A new study by Alberto Ortega, an assistant professor at the Paul H. O’Neill School of Public and Environmental Affairs, shows that increasing community access to behavioral healthcare significantly improves safety for law enforcement officers. The research, “Treatment for mental health and substance abuse: Spillovers to Police Safety,” was published in the latest issue of The Journal of Human Resources.
As police officers increasingly serve as first responders to individuals experiencing mental health and substance use crises, they often find themselves in situations that require clinical expertise they typically don't have. The study, conducted with colleagues from Syracuse University, George Mason University, and the Research Triangle Institute, demonstrates that when communities invest in treatment infrastructure, the frequency of these dangerous encounters drops.
“When people can't access behavioral health treatment, crises escalate — and police, without specialized clinical training, are often the ones called in. Expanding access interrupts that chain before it starts,” Ortega said. “Our findings suggest that expanding access can reduce the number of dangerous encounters officers may face.”
The researchers analyzed agency-level data on on-duty assaults alongside county-level data on treatment center availability. Ortega and his coauthors used a fixed-effects panel regression to estimate how the number of treatment centers in a county affects public safety outcomes. The findings were clear: An increase of four treatment centers per county leads to a 1.3% reduction in on-duty assaults per police agency.

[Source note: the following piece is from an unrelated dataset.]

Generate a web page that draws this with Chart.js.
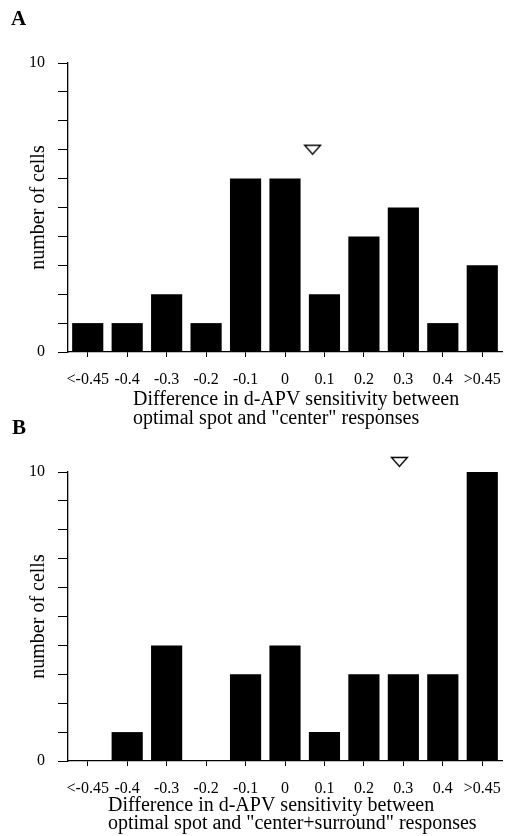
<!DOCTYPE html>
<html>
<head>
<meta charset="utf-8">
<script src="https://cdn.jsdelivr.net/npm/chart.js@4/dist/chart.umd.min.js"></script>
<style>
  html, body { margin: 0; padding: 0; background: #fff; }
  #wrap { position: relative; width: 506px; height: 836px; overflow: hidden; }
  #wrap canvas { position: absolute; left: 0; }
  #chartA { top: 0; }
  #chartB { top: 400px; }
</style>
</head>
<body>
<div id="wrap">
  <canvas id="chartA" width="506" height="430"></canvas>
  <canvas id="chartB" width="506" height="436"></canvas>
</div>
<script>
// Histogram data

const bins = ['<-0.45', '-0.4', '-0.3', '-0.2', '-0.1', '0', '0.1', '0.2', '0.3', '0.4', '>0.45'];
// where each bin sits on the sensitivity axis (open-ended bins placed one step out)
const binCenters = [-0.5, -0.4, -0.3, -0.2, -0.1, 0, 0.1, 0.2, 0.3, 0.4, 0.5];
const countsCenter = [1, 1, 2, 1, 6, 6, 2, 4, 5, 1, 3];
const countsCenterSurround = [0, 1, 4, 0, 3, 4, 1, 3, 3, 3, 10];

// mean markers (x in sensitivity units, y in cell counts)
const meanCenter = [{ x: 0.07, y: 7 }];
const meanCenterSurround = [{ x: 0.29, y: 10.35 }];

const yTickLabels = [0, 10];

const serif = '"Liberation Serif", "Times New Roman", serif';
Chart.defaults.color = '#000';
Chart.defaults.font.family = serif;

// open downward triangle used for the mean
function makeTriangle() {
  const c = document.createElement('canvas');
  c.width = 19;
  c.height = 12;
  const g = c.getContext('2d');
  g.lineWidth = 1.4;
  g.strokeStyle = '#000';
  g.fillStyle = '#fff';
  g.beginPath();
  g.moveTo(1.5, 1.5);
  g.lineTo(17.5, 1.5);
  g.lineTo(9.5, 10.5);
  g.closePath();
  g.fill();
  g.stroke();
  return c;
}
const triangle = makeTriangle();

// panel letter + two line caption below the x axis
const panelText = {
  id: 'panelText',
  afterDraw(chart, args, opts) {
    const ctx = chart.ctx;
    ctx.save();
    ctx.fillStyle = '#000';
    ctx.textAlign = 'left';
    ctx.textBaseline = 'middle';
    ctx.font = 'bold 21px ' + serif;
    ctx.fillText(opts.letter, opts.letterX, opts.letterY);
    ctx.font = '20px ' + serif;
    opts.caption.forEach((line, i) => {
      ctx.fillText(line, opts.captionX, chart.chartArea.bottom + opts.captionTop + i * opts.lineGap);
    });
    ctx.restore();
  }
};

function binLabel(v) {
  const i = binCenters.findIndex(c => Math.abs(c - v) < 1e-6);
  return i >= 0 ? bins[i] : '';
}

function renderHistogram(id, counts, mean, text, padTop, padBottom) {
  const ctx = document.getElementById(id);
  new Chart(ctx, {
    type: 'bar',
    data: {
      datasets: [
        {
          data: counts.map((c, i) => ({ x: binCenters[i], y: c })),
          backgroundColor: '#000',
          borderWidth: 0,
          grouped: false,
          barPercentage: 0.79,
          categoryPercentage: 1
        },
        {
          type: 'scatter',
          data: mean,
          pointStyle: triangle,
          pointRadius: 16,
          clip: false
        }
      ]
    },
    options: {
      responsive: false,
      animation: false,
      layout: {
        autoPadding: false,
        padding: { top: padTop, bottom: padBottom, left: 0, right: 4 }
      },
      plugins: {
        legend: { display: false },
        tooltip: { enabled: false },
        panelText: text
      },
      scales: {
        x: {
          type: 'linear',
          min: -0.55,
          max: 0.55,
          offset: false,
          afterBuildTicks: s => { s.ticks = binCenters.map(v => ({ value: v })); },
          afterFit: s => {
            s.height = 36;
            s.paddingLeft = 0;
            s.paddingRight = 0;
          },
          border: { color: '#000', width: 1.3 },
          grid: {
            offset: false,
            drawOnChartArea: false,
            tickLength: 5,
            color: '#000'
          },
          ticks: {
            padding: 13,
            maxRotation: 0,
            autoSkip: false,
            font: { size: 16 },
            callback: v => binLabel(v)
          }
        },
        y: {
          min: 0,
          max: 10,
          afterFit: s => { s.width = 68; },
          border: { color: '#000', width: 1.3 },
          grid: {
            drawOnChartArea: false,
            tickLength: 10,
            color: '#000'
          },
          ticks: {
            stepSize: 1,
            padding: 13,
            font: { size: 16 },
            callback: v => (yTickLabels.includes(v) ? String(v) : '')
          },
          title: {
            display: true,
            text: 'number of cells',
            font: { size: 20 },
            padding: { top: 27, bottom: 0 }
          }
        }
      }
    },
    plugins: [panelText]
  });
}

renderHistogram('chartA', countsCenter, meanCenter, {
  letter: 'A', letterX: 11, letterY: 20,
  caption: ['Difference in d-APV sensitivity between', 'optimal spot and "center" responses'],
  captionX: 133, captionTop: 48, lineGap: 19
}, 63, 42);

renderHistogram('chartB', countsCenterSurround, meanCenterSurround, {
  letter: 'B', letterX: 12, letterY: 29,
  caption: ['Difference in d-APV sensitivity between', 'optimal spot and "center+surround" responses'],
  captionX: 108, captionTop: 45, lineGap: 18
}, 72, 39);
</script>
</body>
</html>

“Much of my research examines access to behavioral healthcare and the consequences of unmet need,” Ortega said. “Police officers increasingly respond to crises that require specialized training most have not received. We wanted to understand whether expanding access to treatment could reduce the risk of violence by connecting people to care before a police encounter becomes necessary.”
The study emphasizes that behavioral health is not a siloed medical issue but a pillar of broader public safety.
Ortega plans to expand this research to examine how healthcare policies ripple through other areas of the justice system. Future studies will explore how improved access to care affects police use of force, overall crime rates, and the long-term health of community-police relations.